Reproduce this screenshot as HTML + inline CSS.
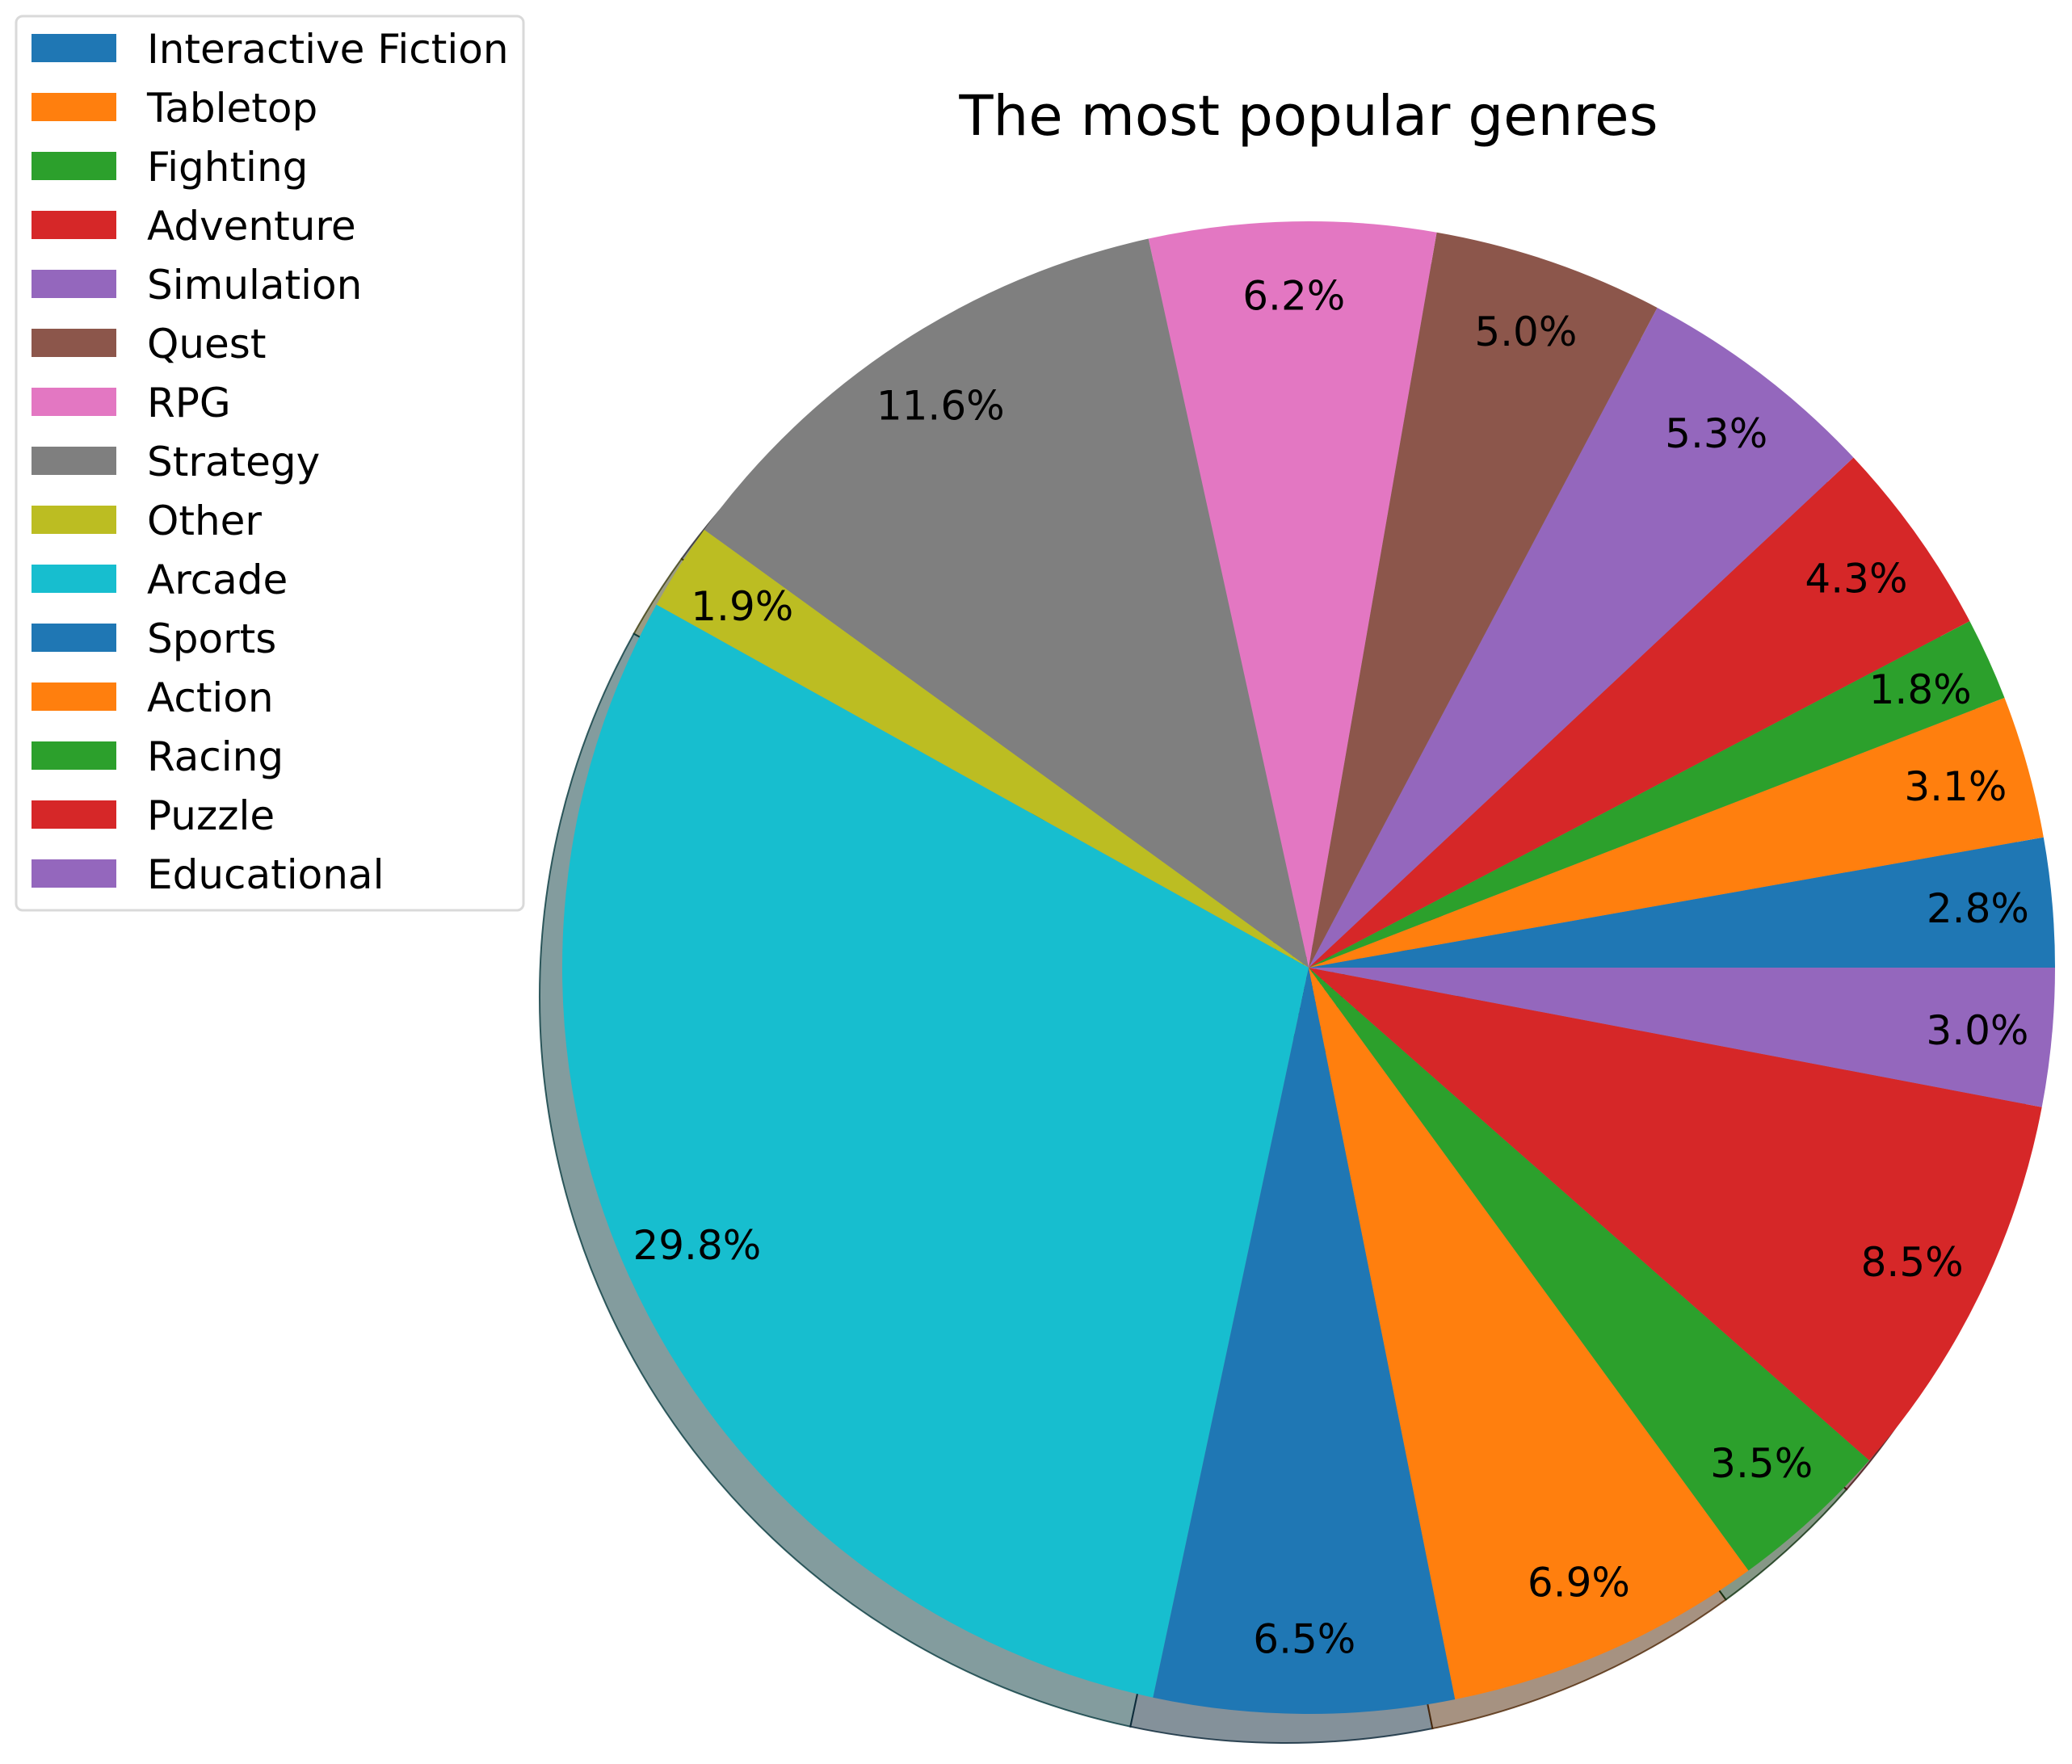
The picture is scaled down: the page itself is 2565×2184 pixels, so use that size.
<!DOCTYPE html>
<html><head><meta charset="utf-8"><style>
html,body{margin:0;padding:0;background:#fff;}
svg{display:block;font-family:"DejaVu Sans","Liberation Sans",sans-serif;}
</style></head><body>
<svg id="chart" width="2565" height="2184" viewBox="0 0 2565 2184">
<text x="1620" y="167" font-size="69" text-anchor="middle">The most popular genres</text>
<g id="shadows"></g>
<g id="wedges"></g>
<g id="labels"></g>
<g id="legend">
<rect x="20" y="20" width="628" height="1107" rx="8" fill="#fff" fill-opacity="0.8" stroke="#d9d9d9" stroke-width="3"/>
</g>
</svg>
<script>
const categories = ["Interactive Fiction","Tabletop","Fighting","Adventure","Simulation","Quest","RPG","Strategy","Other","Arcade","Sports","Action","Racing","Puzzle","Educational"];
const values = [2.8,3.1,1.8,4.3,5.3,5.0,6.2,11.6,1.9,29.8,6.5,6.9,3.5,8.5,3.0];
const colors = ["#1f77b4","#ff7f0e","#2ca02c","#d62728","#9467bd","#8c564b","#e377c2","#7f7f7f","#bcbd22","#17becf"];
const NS="http://www.w3.org/2000/svg";
const cx=1620, cy=1198, R=924, sdx=-28, sdy=36, pctDist=0.9;
const total=values.reduce((a,b)=>a+b,0);
function angleOf(v){return v/total*2*Math.PI;}
function pt(a,r,ox,oy){return [ox+r*Math.cos(a), oy-r*Math.sin(a)];}
function wedgePath(a0,a1,ox,oy){
  const p0=pt(a0,R,ox,oy), p1=pt(a1,R,ox,oy);
  const large=(a1-a0)>Math.PI?1:0;
  return `M${ox},${oy} L${p0[0]},${p0[1]} A${R},${R} 0 ${large} 0 ${p1[0]},${p1[1]} Z`;
}
function hexToRgb(h){return [parseInt(h.substr(1,2),16),parseInt(h.substr(3,2),16),parseInt(h.substr(5,2),16)];}
const gS=document.getElementById('shadows'), gW=document.getElementById('wedges'), gL=document.getElementById('labels'), gLeg=document.getElementById('legend');
let a=0;
values.forEach((v,i)=>{
  const a0=a, a1=a+angleOf(v); a=a1;
  const col=colors[i%colors.length];
  const rgb=hexToRgb(col).map(c=>Math.round(c*0.3));
  const sc=`rgb(${rgb[0]},${rgb[1]},${rgb[2]})`;
  const s=document.createElementNS(NS,'path');
  s.setAttribute('d',wedgePath(a0,a1,cx+sdx,cy+sdy));
  s.setAttribute('fill',sc);s.setAttribute('fill-opacity','0.5');
  s.setAttribute('stroke',sc);s.setAttribute('stroke-opacity','0.8');s.setAttribute('stroke-width','2');
  
  
  gS.appendChild(s);
  const w=document.createElementNS(NS,'path');
  w.setAttribute('d',wedgePath(a0,a1,cx,cy));
  w.setAttribute('fill',col);
  
  
  gW.appendChild(w);
  const m=(a0+a1)/2, lp=pt(m,R*pctDist,cx,cy);
  const t=document.createElementNS(NS,'text');
  t.setAttribute('x',lp[0]);t.setAttribute('y',lp[1]);
  t.setAttribute('font-size','50');t.setAttribute('text-anchor','middle');t.setAttribute('dominant-baseline','central');
  t.textContent=v.toFixed(1)+'%';
  
  
  gL.appendChild(t);
  const y=42+i*73;
  const r=document.createElementNS(NS,'rect');
  r.setAttribute('x',39);r.setAttribute('y',y);r.setAttribute('width',105);r.setAttribute('height',35);r.setAttribute('fill',col);
  
  
  gLeg.appendChild(r);
  const lt=document.createElementNS(NS,'text');
  lt.setAttribute('x',182);lt.setAttribute('y',y+36);lt.setAttribute('font-size','50');
  lt.textContent=categories[i];
  
  
  gLeg.appendChild(lt);
});
</script>
</body></html>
------------
Scan the material above for the string "size" and return the lines that hold it.

The picture is scaled down: the page itself is 2565×2184 pixels, so use that size.
<text x="1620" y="167" font-size="69" text-anchor="middle">The most popular genres</text>
  t.setAttribute('font-size','50');t.setAttribute('text-anchor','middle');t.setAttribute('dominant-baseline','central');
  lt.setAttribute('x',182);lt.setAttribute('y',y+36);lt.setAttribute('font-size','50');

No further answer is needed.